D’ailleurs même une éducation occidentale n’offre pas nécessairement une protection contre les attaques des snobs. Ravi Rutnah est un avocat formé en Grande-Bretagne mais en raison de son anglais savoureux, on l’a traité de tous les noms quand il parlait au Parlement. Et on décrit maintenant l’arracheur-de-dents Rawoo de digne successeur de Rutnah. En fait, il y a une explication très scientifique à l’accent particulier de Rawoo et de Rutnah. En raison de l’ambiance de créolité nettement dominante dans laquelle nous vivons, il faudrait apprécier le fait que l’avocat Rutnah, tout comme son successeur dentiste, martèle son auditoire avec des zis et des zat fort musicaux. Ils reflètent la grandeur de la langue créole. L’atout majeur du créole – et cela explique son succès incontestable – c’est que cette langue élimine toutes les acrobaties et contorsions buccales liées à la prononciation des mots en français et en anglais. Ainsi chaleur devient saler, sucre, disik. Le terme anglais this est transformé en zis, that en zat. Pour vivre aussi profondément en symbiose avec le peuple, il fallait au contraire les féliciter pour leur profonde insertion dans l’âme même de Maurice.

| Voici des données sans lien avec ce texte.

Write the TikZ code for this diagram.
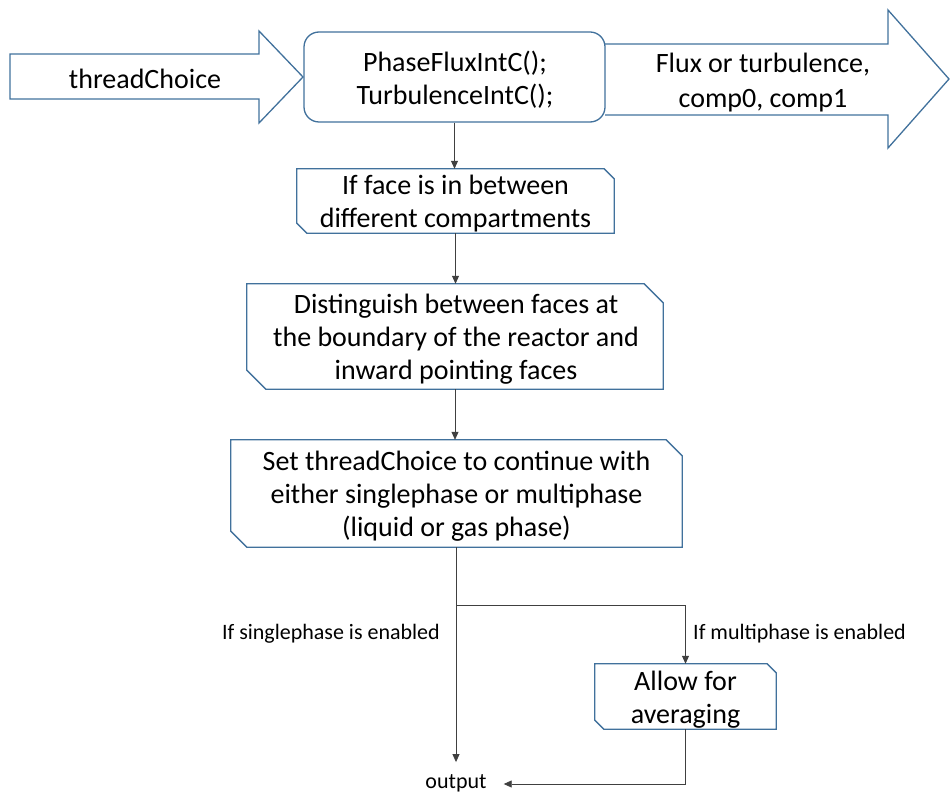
\documentclass[tikz,border=0pt]{standalone}
\usepackage{fontspec}
\setmainfont{Carlito}
\usetikzlibrary{arrows.meta,calc}
\definecolor{bblue}{RGB}{65,113,156}
\definecolor{lgray}{RGB}{64,64,64}
\newcommand\snipbox[2]{\draw[boxline] (#1.north west) -- ([xshift=-#2]#1.north east) -- ([yshift=-#2]#1.north east) -- (#1.south east) -- ([xshift=#2]#1.south west) -- ([yshift=#2]#1.south west) -- cycle;}
\begin{document}
\begin{tikzpicture}[x=1pt,y=-1pt,
  boxline/.style={draw=bblue,line width=1.3pt,line join=miter},
  holder/.style={inner sep=0pt},
  txt/.style={align=center,font=\fontsize{28}{33}\selectfont,inner sep=0pt},
  lbl/.style={font=\fontsize{22}{26}\selectfont,inner sep=0pt},
  conn/.style={draw=lgray,line width=0.8pt,-{Triangle[length=8pt,width=7pt]}},
  plainline/.style={draw=lgray,line width=0.8pt}]
\useasboundingbox (0,0) rectangle (950,794);

% input arrow
\node[txt] (tc) at (145,78.5) {threadChoice};
\draw[boxline] (10,54) -- (259,54) -- (259,31) -- (303,77) -- (259,123) -- (259,99) -- (10,99) -- cycle;

% output arrow
\node[txt,font=\fontsize{28}{35}\selectfont] (fl) at (763,83) {Flux or turbulence,\\comp0, comp1};
\draw[boxline] (605,44) -- (888,44) -- (888,10) -- (949,79) -- (888,148) -- (888,115) -- (605,115);

% rounded box
\node[holder,draw=bblue,line width=1.3pt,rounded corners=15pt,minimum width=301pt,minimum height=90pt,fill=white] (pf) at (454.5,77) {};
\node[txt] (pft) at (455,79.5) {PhaseFluxIntC();\\TurbulenceIntC();};

% snipped boxes
\node[holder,minimum width=317pt,minimum height=64pt] (b1) at (455.5,201) {};
\node[txt] (b1t) at (455.5,204) {If face is in between\\different compartments};
\snipbox{b1}{10pt}
\node[holder,minimum width=416pt,minimum height=105pt] (b2) at (455,336.5) {};
\node[txt] (b2t) at (456,339.5) {Distinguish between faces at\\the boundary of the reactor and\\inward pointing faces};
\snipbox{b2}{19pt}
\node[holder,minimum width=451pt,minimum height=107pt] (b3) at (456.5,493.5) {};
\node[txt] (b3t) at (456.5,496.5) {Set threadChoice to continue with\\either singlephase or multiphase\\(liquid or gas phase)};
\snipbox{b3}{16pt}
\node[holder,minimum width=181pt,minimum height=65pt] (b4) at (685.5,696.5) {};
\node[txt] (b4t) at (685.5,699.5) {Allow for\\averaging};
\snipbox{b4}{9pt}

% labels
\node[lbl,anchor=east] (ls) at (440,633.5) {If singlephase is enabled};
\node[lbl,anchor=west] (lm) at (693,633.5) {If multiphase is enabled};
\node[lbl] (out) at (456,783.5) {output};

% connectors
\draw[conn] (pf.south) -- (pf.south |- b1.north);
\draw[conn] (b1.south) -- (b1.south |- b2.north);
\draw[conn] (b2.south) -- (b2.south |- b3.north);
\coordinate (split) at (456,605);
\draw[plainline] (b3.south -| split) -- (split);
\draw[conn] (split) -- (split -| b4.north) -- (b4.north);
\draw[conn,shorten >=12.5pt] (split) -- (out.north);
\draw[conn,shorten >=17pt] (b4.south) -- (b4.south |- 0,784) -- (out.east |- 0,784);
\end{tikzpicture}
\end{document}
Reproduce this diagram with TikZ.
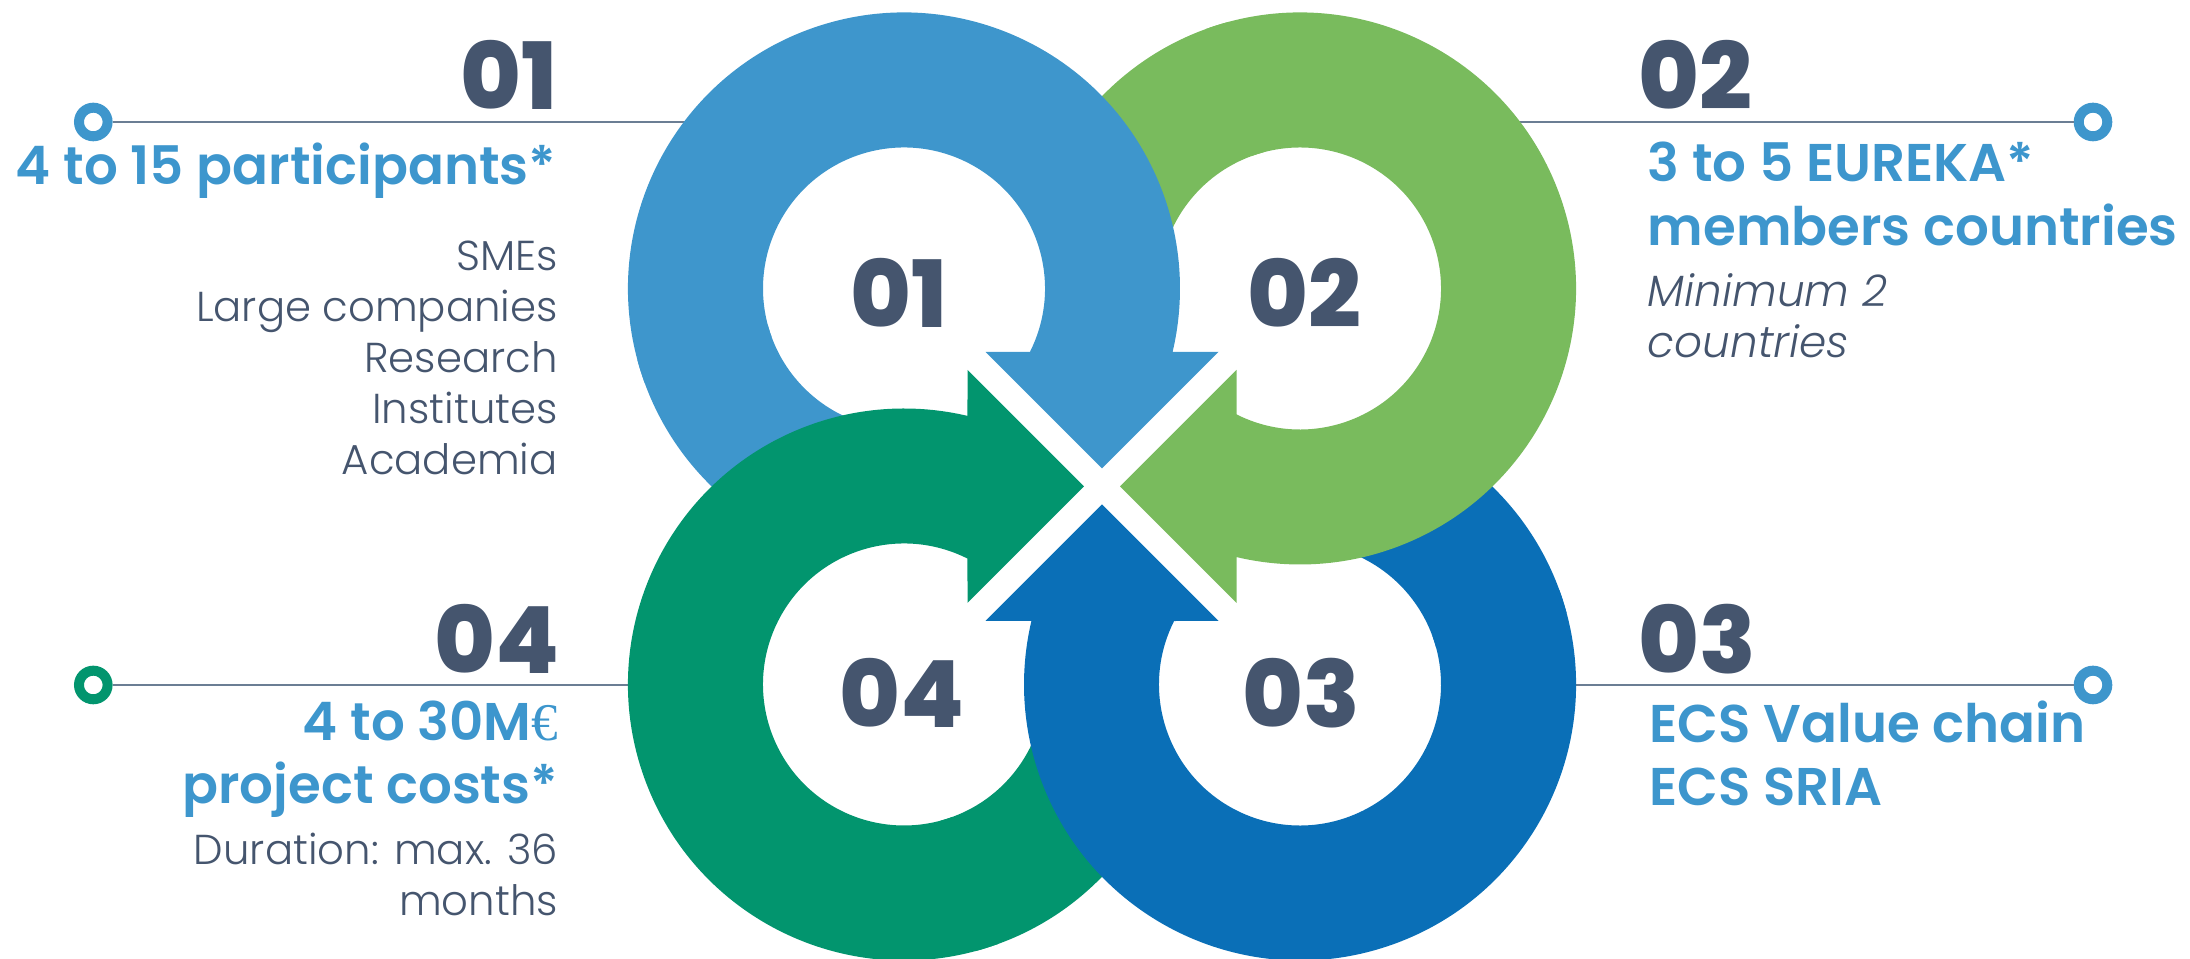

On s’est aussi attaqué à la PPS Tania Diolle pour avoir fait allusion à Rihanna. Pourtant, elle a aussi cité Voltaire… en anglais. Fallait-il qu’elle mentionne Noam Chomsky, John Hawthorne, Jan-Luc Nancy, Charles Taylor ou encore Thomas Piketty pour se donner des airs de grande intellectuelle ? Des méchants sont allés aussi loin dans son cas que de demander comment quelqu’une d’aussi n’importe ait pu se faire embaucher comme lecturer à l’université de Maurice. Évidemment, Tania Diolle ne tardera pas à clouer le bec à ses détracteurs en révélant dans quelles circonstances elle a été embauchée à l’université, comment elle était la plus qualifiée de tous les autres et que sa nomination ne fit pas partie d’un package deal politique orchestré par un parrain qui l’a prise sous ses ailes protectrices.

Comme Tania Diolle et les autres Rajkumarsing et Triton, comment faire progresser les modestes citoyens du pays ? Le concept de Ti-Dimoune est à la base même de l’action politique du MSM depuis 1983. Avant Tania Diolle, les frères Maunthrooa – dont un fabricant de lamoresse qui avait un dépôt de Rs 100 millions rien que dans une banque, Vasssoo Seetaram, un ancien chauffeur du Marketing Board devenu puissant homme d’affaires qui brasse des centaines de millions ou encore Geanchand Dewdanee sont des exemples vivants de la réussite de cette politique de promotion de Ti Dimoune.

Pour revenir au cas de Tania Diolle, il est plus que probable qu’elle ait été injustement prise à partie pour avoir choisi les matricules TD 18 pour sa voiture de fonction. On a parlé de folie de grandeur, de vedettariat ou d’autres dérives de pouvoir encore. Or il se peut bien que si le 18 représente la circonscription de BelleRose–Quatre-Bornes, le TD, dans l’optique de Tania Diolle, ne symbolise que la politique de Ti-Dimoune (TD).